Seine Gegner werfen Bozize Vetternwirtschaft vor, doch auch gegenüber den Rebellen sind viele Beobachter skeptisch. Denn in der Regel war es in der Zentralafrikanischen Republik so, dass zwar die große Armut und der Ärger über korrupte Regierungen den Rebellengruppen Fußsoldaten in die Arme trieben. Aber den Anführern ging es zumeist nur darum, selbst an Macht und Geld zu gelangen.
Edelsteine bringen der Bevölkerung nichts
Denn in der Politik des Staates geht es immer auch um Diamanten, von denen das Land reiche Vorkommen besitzt. Und sie befeuern auch den gegenwärtigen Konflikt. In einem Bericht aus dem Jahr 2010 schreibt die renommierte Denkfabrik "International Crisis Group", dass Bozize das Geschäft mit den Edelsteinen ausnutze, damit sich Angehörige seiner Ethnie, der Gbaya, bereichern können. Doch mittlerweile ist die Stadt Bria, das Zentrum des Diamanthandels, in der Hand der Aufständischen.

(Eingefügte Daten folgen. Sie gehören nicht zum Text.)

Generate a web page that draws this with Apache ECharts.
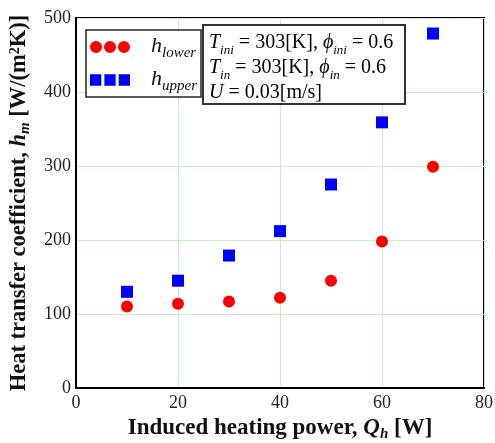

Das Gros der Bevölkerung profitiert nicht von den Edelsteinen: Die in den kaum industrialisierten Minen beschäftigten Arbeiter leben im Elend, die gefundenen Edelsteine verkaufen sie weit unter ihrem Wert an Zwischenhändler. Ihr Arbeitswerkzug besteht zumeist lediglich aus einer Spitzhacke und einer Schaufel, und immer wieder geschehen tödliche Unfälle, etwa wenn Grubenwände einstürzen, berichtet die "Crisis Group." Auch sonst leidet die Bevölkerung unter der Armut. Hungersnöte suchen das Land heim, es gibt eine hohe Kindersterblichkeit und kaum Krankenhäuser. Die Chancen, dass sich an diesen Zuständen etwas ändert, sind gering. Die Korruption rund um das Diamantgeschäft hat sich tief eingegraben - unabhängig davon, wer gerade an der Macht ist.